The Weilmünster Protestant Church is a listed church building located in Weilmünster, a historic market town in the Limburg-Weilburg district of Hesse. The church belongs to the Weilmünster I parish in the deanery on the Lahn of the Evangelical Church in Hesse and Nassau. It is a protected cultural heritage site in Hesse, listed by the Landesamt für Denkmalpflege Hessen.

== The church ==
The aisleless church, which was built or converted in several construction phases, is east-facing. Its oldest part is the free-standing church tower with a square floor plan on the north side, the tower of a former fortified church from the 12th or 13th century that has become too small. The two lower floors are covered with barrel vaults. In 1731 it received a slate-covered, octagonal tower that houses the tower clock and the belfry. On top of it sits a bell-shaped hood crowned by a lantern. The nave was completed in 1511. Between 1580 and 1620, the three-sided gallery on balusters was built into the flat-roofed nave for the growing community. In the years 1789–1791, today's rectangular windows were broken through.
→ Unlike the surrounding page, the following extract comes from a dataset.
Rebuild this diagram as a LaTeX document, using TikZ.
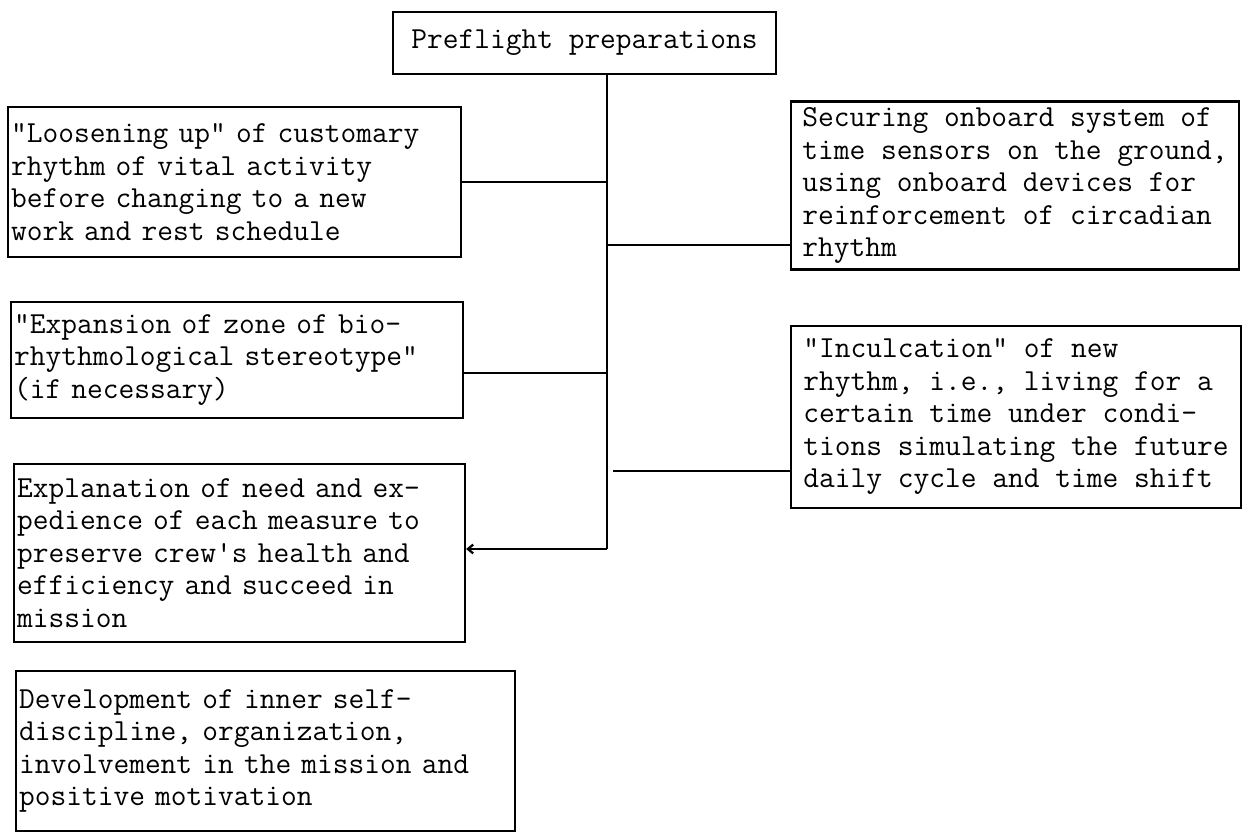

The portal in the west also dates from this time. The choir has a three-sided end and is covered with a groin vault. The choir and the nave are connected by a wide, pointed choir arch. On the basket of the pulpit there are reliefs with the busts of the four evangelists. The pulpit stood behind the altar until 1950, but is now free-standing. The organ was built in 1776.

== Literature ==

- Georg Dehio: Handbuch der deutschen Kunstdenkmäler, Hessen 1, Regierungsbezirke Gießen und Kassel. Deutscher Kunstverlag, Berlin und München 2008, ISBN 978-3-422-03092-3, p. 932–33.